2. Trigger deterministic allocation: Execute the suspected memory-intensive function, component lifecycle, or data-fetching routine.
3. Force garbage collection: In Node.js, run with --expose-gc and call global.gc(). In DevTools, click the trash can icon (“Collect garbage”) to ensure synchronous reclamation.
4. Capture delta snapshot: Take a second heap snapshot immediately after GC completes.
5. Analyze retained sizes: Switch to the “Comparison” view in DevTools. Filter by constructor or class name. Verify that the # Delta and Size Delta columns approach zero for objects expected to be released. A persistent positive delta indicates retained references.
6. Validate root paths: Expand any retained objects to inspect the “Retainers” pane. Trace the exact reference chain preventing collection, focusing on closures, event listeners, or detached DOM nodes.

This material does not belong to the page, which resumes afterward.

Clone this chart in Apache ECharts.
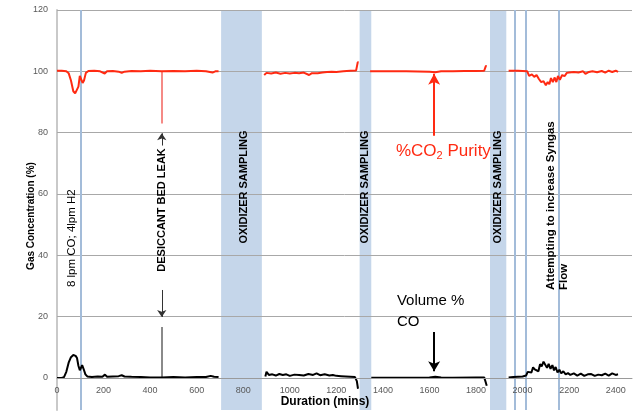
<!DOCTYPE html>
<html><head><meta charset="utf-8">
<script src="https://cdn.jsdelivr.net/npm/echarts@6/dist/echarts.min.js"></script>
<style>html,body{margin:0;padding:0;background:#fff}#c{width:641px;height:413px}</style>
</head><body><div id="c"></div>
<script>
// ---- data ----
const xTickLabels = [0,200,400,600,800,1000,1200,1400,1600,1800,2000,2200,2400];
const yTickLabels = [0,20,40,60,80,100,120];

const purityTime  = [0,20,40,50,60,70,78,86,92,98,104,110,116,124,135,160,185,205,215,240,265,278,290,320,360,400,449,500,550,600,640,668,680,694,
  700,
  890,900,920,940,960,980,1000,1020,1040,1060,1083,1095,1120,1140,1160,1180,1200,1230,1260,1285,1292,1296,
  1300,
  1345,1400,1500,1600,1625,1650,1700,1750,1800,1835,1842,1846,
  1850,
  1940,1980,2020,2028,2040,2050,2060,2070,2080,2090,2100,2108,2115,2122,2130,2138,2145,2152,2160,2170,2180,2190,2200,2220,2240,2260,2270,2285,2300,2320,2340,2355,2370,2385,2400,2410];
const purityValue = [100.2,100.2,100,99.4,97,93.5,92.8,93.2,95,98.5,98,96.2,97,99.5,100.1,100.2,100,99.3,100,100.1,99.9,99.5,99.9,100.1,100,100.2,100,100.1,100,100.2,100,99.6,100,100,
  null,
  98.8,99.5,99.3,99.6,99.2,99.5,99.3,99.5,99.4,99.6,98.8,99.4,99.4,99.6,99.8,99.9,99.8,100,100.2,100.3,103,103,
  null,
  100,100,100,99.9,99.7,100,100,100.1,100.1,100.2,101.7,101.7,
  null,
  100.2,100.2,100,98.5,99,98.2,98.8,97.5,96.5,96.8,95.5,96.5,95.8,97.8,96.5,98,96.5,98.5,97.2,98.8,98.4,99.5,99.6,99.8,99.6,100,99.2,99.8,100,99.7,100.1,99.6,100.2,99.8,100.2,99.8];

const coTime  = [0,20,30,40,50,60,70,80,86,92,98,104,108,114,122,130,150,175,195,206,215,240,265,278,290,320,360,400,450,500,550,600,640,660,666,675,694,
  700,
  895,900,910,925,940,955,970,985,1000,1020,1040,1060,1080,1100,1115,1130,1150,1170,1185,1200,1220,1240,1260,1280,1288,1293,
  1300,
  1350,1400,1500,1600,1625,1650,1700,1800,1835,1840,1846,
  1850,
  1940,1960,1980,2000,2015,2022,2030,2038,2045,2052,2060,2068,2075,2082,2090,2098,2105,2112,2120,2128,2135,2142,2150,2158,2166,2175,2185,2195,2205,2220,2235,2250,2265,2280,2295,2310,2325,2340,2355,2370,2385,2400,2410];
const coValue = [0,0,0.3,2,5,6.8,7.5,7.2,6.5,4,2.5,3.5,4.2,3,1.2,0.5,0.3,0.5,0.4,1.1,0.4,0.5,0.6,0.9,0.5,0.4,0.3,0.2,0.2,0.3,0.2,0.3,0.3,0.7,1.1,0.4,0.3,
  null,
  0.5,2.0,1.0,1.2,0.8,1.3,1,1.2,0.7,1.1,1,0.8,1.3,1,1.5,0.9,1.2,0.8,1.0,0.7,0.6,0.5,0.4,0.3,-1,-3.5,
  null,
  0.1,0.1,0.1,0.2,0.4,0.2,0.1,0.2,0.2,-1,-2.5,
  null,
  0.2,0.3,0.4,0.5,0.8,2,2.6,1.8,3.5,2.8,3.2,2.2,4.5,3.8,5.3,4.8,3.3,4.6,3,4.2,2.5,3.6,1.8,2.7,1.5,2.2,1.2,1.6,1.0,1.5,0.8,1.4,0.7,1.2,1.3,0.7,1.1,0.9,1.4,0.8,1.5,1.0,1.2];

const samplingBandStart = [705,1300,1860];
const samplingBandEnd   = [880,1350,1930];
const eventLineTimes = [100,1965,2015,2155];
const leakTime = 450;
const arrowTime = 1620;

// ---- chart ----
const FONT = "'Liberation Sans', Arial, sans-serif";
const X_MAX = 2470;
const chart = echarts.init(document.getElementById('c'));

const toPairs = (ts, vs) => ts.map((t,i) => [t, vs[i] === null ? '-' : vs[i]]);
const solid = (color, width) => ({color: color, width: width, type: 'solid'});

chart.setOption({
  animation: false,
  backgroundColor: '#fff',
  grid: [
    {left: 57, right: 9, top: 10, bottom: 35},
    {left: 57, right: 9, top: 10, bottom: 3}
  ],
  xAxis: [
    {type: 'value', gridIndex: 0, min: 0, max: X_MAX, interval: 200, z: 6,
     axisLine: {show: true, onZero: false, lineStyle: {color: '#9a9a9a', width: 1}},
     axisTick: {show: false},
     splitLine: {show: false},
     axisLabel: {fontSize: 9, color: '#595959', fontFamily: FONT, margin: 8, showMaxLabel: false,
       formatter: v => (xTickLabels.indexOf(v) >= 0 ? String(v) : '')}},
    {type: 'value', gridIndex: 1, min: 0, max: X_MAX, show: false}
  ],
  yAxis: [
    {type: 'value', gridIndex: 0, min: 0, max: 120, interval: 20, z: 2,
     axisLine: {show: false}, axisTick: {show: false},
     splitLine: {show: true, lineStyle: {color: '#a8a8a8', width: 1}},
     axisLabel: {fontSize: 9, color: '#595959', fontFamily: FONT, margin: 9,
       formatter: v => (yTickLabels.indexOf(v) >= 0 ? String(v) : '')}},
    {type: 'value', gridIndex: 1, min: 0, max: 1, z: 1,
     axisLine: {show: true, lineStyle: {color: '#c9c9c9', width: 2}},
     axisTick: {show: false}, axisLabel: {show: false}, splitLine: {show: false}}
  ],
  series: [
    {type: 'line', xAxisIndex: 1, yAxisIndex: 1, data: [], z: 1, silent: true,
     markArea: {silent: true, itemStyle: {color: '#c5d6ea'},
       data: samplingBandStart.map((s,i) => [{xAxis: s}, {xAxis: samplingBandEnd[i]}])},
     markLine: {silent: true, symbol: ['none','none'], label: {show: false},
       lineStyle: solid('#a3bcd9', 2),
       data: eventLineTimes.map(t => ({xAxis: t}))}},
    {name: '%CO2 Purity', type: 'line', xAxisIndex: 0, yAxisIndex: 0, z: 5,
     data: toPairs(purityTime, purityValue), showSymbol: false, connectNulls: false, clip: false,
     lineStyle: {color: '#ff2a12', width: 2}, itemStyle: {color: '#ff2a12'},
     markLine: {silent: true, symbol: ['none','none'], label: {show: false}, lineStyle: solid('#ff2a12', 2),
       data: [
         [{coord: [leakTime, 83], lineStyle: solid('#f58a86', 2)}, {coord: [leakTime, 100]}],
         [{coord: [arrowTime, 79], symbol: 'none', lineStyle: solid('#ff2a12', 2)}, {coord: [arrowTime, 99.2], symbol: 'arrow', symbolSize: [9, 11]}]
       ]}},
    {name: 'Volume % CO', type: 'line', xAxisIndex: 0, yAxisIndex: 0, z: 5,
     data: toPairs(coTime, coValue), showSymbol: false, connectNulls: false, clip: false,
     lineStyle: {color: '#000', width: 2}, itemStyle: {color: '#000'},
     markLine: {silent: true, symbol: ['none','none'], label: {show: false}, lineStyle: solid('#000', 1),
       data: [
         [{coord: [leakTime, 0], lineStyle: solid('#8a8a8a', 2)}, {coord: [leakTime, 16.6]}],
         [{coord: [leakTime, 28.7], lineStyle: solid('#333', 1)}, {coord: [leakTime, 19.9], symbol: 'arrow', symbolSize: [7, 7]}],
         [{coord: [leakTime, 75.8], lineStyle: solid('#333', 1)}, {coord: [leakTime, 79.8], symbol: 'arrow', symbolSize: [7, 7]}],
         [{coord: [arrowTime, 15], lineStyle: solid('#000', 2)}, {coord: [arrowTime, 2.2], symbol: 'arrow', symbolSize: [9, 10]}]
       ]}}
  ]
});

// ---- annotations positioned via the axes ----
const px = (x, y) => chart.convertToPixel({gridIndex: 0}, [x, y]);
const rot = Math.PI / 2;
function vtext(x, y, text, font, align) {
  const p = px(x, y);
  return {type: 'text', x: p[0], y: p[1], rotation: rot, z: 20, silent: true,
    style: {text: text, font: font, fill: '#000', align: align || 'center', verticalAlign: 'middle',
            textAlign: align || 'center', textVerticalAlign: 'middle', lineHeight: 13}};
}
const bandCenters = samplingBandStart.map((s,i) => (s + samplingBandEnd[i]) / 2);
const graphics = [
  vtext(64, 45.6, '8 lpm CO; 4lpm H2', '11.5px ' + FONT),
  vtext(leakTime + 3, 54.8, 'DESICCANT BED LEAK', 'bold 11px ' + FONT),
  ...bandCenters.map(c => vtext(c + 10 * (c < 1000 ? 1 : 0), 62.3, 'OXIDIZER SAMPLING', 'bold 11px ' + FONT)),
  vtext(2150, 28.7, 'Attempting to increase Syngas\nFlow', 'bold 11.5px ' + FONT, 'left')
];
const pp = px(1456, 74);
graphics.push({type: 'text', x: pp[0], y: pp[1], z: 20, silent: true,
  style: {text: '%CO{s|2} Purity', font: '17px ' + FONT, fill: '#ff2a12', align: 'left', verticalAlign: 'middle',
          textAlign: 'left', textVerticalAlign: 'middle',
          rich: {s: {font: '11px ' + FONT, fill: '#ff2a12', padding: [9, 0, 0, 0]}}}});
const vp = px(1460, 21.8);
graphics.push({type: 'text', x: vp[0], y: vp[1], z: 20, silent: true,
  style: {text: 'Volume %\nCO', font: '15px ' + FONT, fill: '#000', align: 'left', verticalAlign: 'middle',
          textAlign: 'left', textVerticalAlign: 'middle', lineHeight: 21}});
graphics.push({type: 'text', x: 31, y: 216, rotation: rot, z: 20, silent: true,
  style: {text: 'Gas Concentration (%)', font: 'bold 10px ' + FONT, fill: '#000', align: 'center', verticalAlign: 'middle',
          textAlign: 'center', textVerticalAlign: 'middle'}});
graphics.push({type: 'text', x: 325, y: 402, z: 20, silent: true,
  style: {text: 'Duration (mins)', font: 'bold 12px ' + FONT, fill: '#000', align: 'center', verticalAlign: 'middle',
          textAlign: 'center', textVerticalAlign: 'middle'}});
chart.setOption({graphic: graphics});
</script></body></html>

Framework-Specific Memory Patterns & Common Mistakes #

Modern frameworks introduce specific retention patterns that interact with the tracing garbage collector. React’s fiber architecture, Vue’s reactivity proxies, and Angular’s zone.js can inadvertently maintain strong references if cleanup hooks (useEffect return functions, onUnmounted, ngOnDestroy) fail to detach listeners or clear intervals. Avoid these common pitfalls:

• Assuming automatic collection is instantaneous: V8 schedules GC asynchronously based on allocation rate and heap thresholds, not reference count.
• Ignoring closure scope retention: Inner functions capture outer lexical environments. If an event handler or framework lifecycle hook fails to detach, parent objects remain marked as reachable.
• Misinterpreting heap snapshots: Failing to use the “Comparison” view leads to false positives from internal runtime caches, hidden classes, and V8’s inline caches.
• Overusing WeakMap/WeakRef without fallbacks: Weak references do not prevent collection, but improper cache eviction logic can cause thrashing during mark phases, increasing CPU overhead and delaying sweep completion.

Code Example: Verifying Mark-and-Sweep Reclamation in Node.js #

The following script demonstrates explicit reference detachment followed by forced GC invocation. The memory delta validates that the tracing collector successfully identified the unreachable array during the sweep phase and returned the space to the allocator.

// Run with: node --expose-gc --trace-gc verify_gc.js
const initial = process.memoryUsage().heapUsed;
console.log(`Baseline heapUsed: ${initial} bytes`);

// Allocate ~8MB of object references
let largeArray = new Array(1e6).fill({ id: 'alloc', payload: new Uint8Array(8) });
console.log(`Post-allocation heapUsed: ${process.memoryUsage().heapUsed} bytes`);

// Detach reference to make objects unreachable
largeArray = null;

// Force major GC cycle
global.gc();

const final = process.memoryUsage().heapUsed;
console.log(`Post-GC heapUsed: ${final} bytes`);
console.log(`Reclamation Delta: ${final - initial} bytes`);
// A delta near 0–500 bytes confirms successful mark-and-sweep reclamation.
// Higher deltas indicate retained references or V8 internal metadata overhead.

Frequently Asked Questions #

How does mark-and-sweep handle circular references in JavaScript? #

Unlike reference counting, mark-and-sweep starts from GC roots and traverses only reachable objects. Circular references that are not reachable from any root remain unmarked and are safely collected during the sweep phase.

Why does heap usage sometimes increase immediately after forcing garbage collection? #

V8 may trigger compaction or internal metadata allocation during major GC cycles. Additionally, the runtime might pre-allocate memory for upcoming operations. Always compare retained sizes across multiple snapshots rather than relying on instantaneous process.memoryUsage() readings.

Can developers manually control the mark-and-sweep cycle in browsers? #

No. Browser environments intentionally hide GC internals to prevent timing attacks and optimize user experience. Developers should focus on eliminating strong reference chains and using DevTools heap profiling to verify reclamation.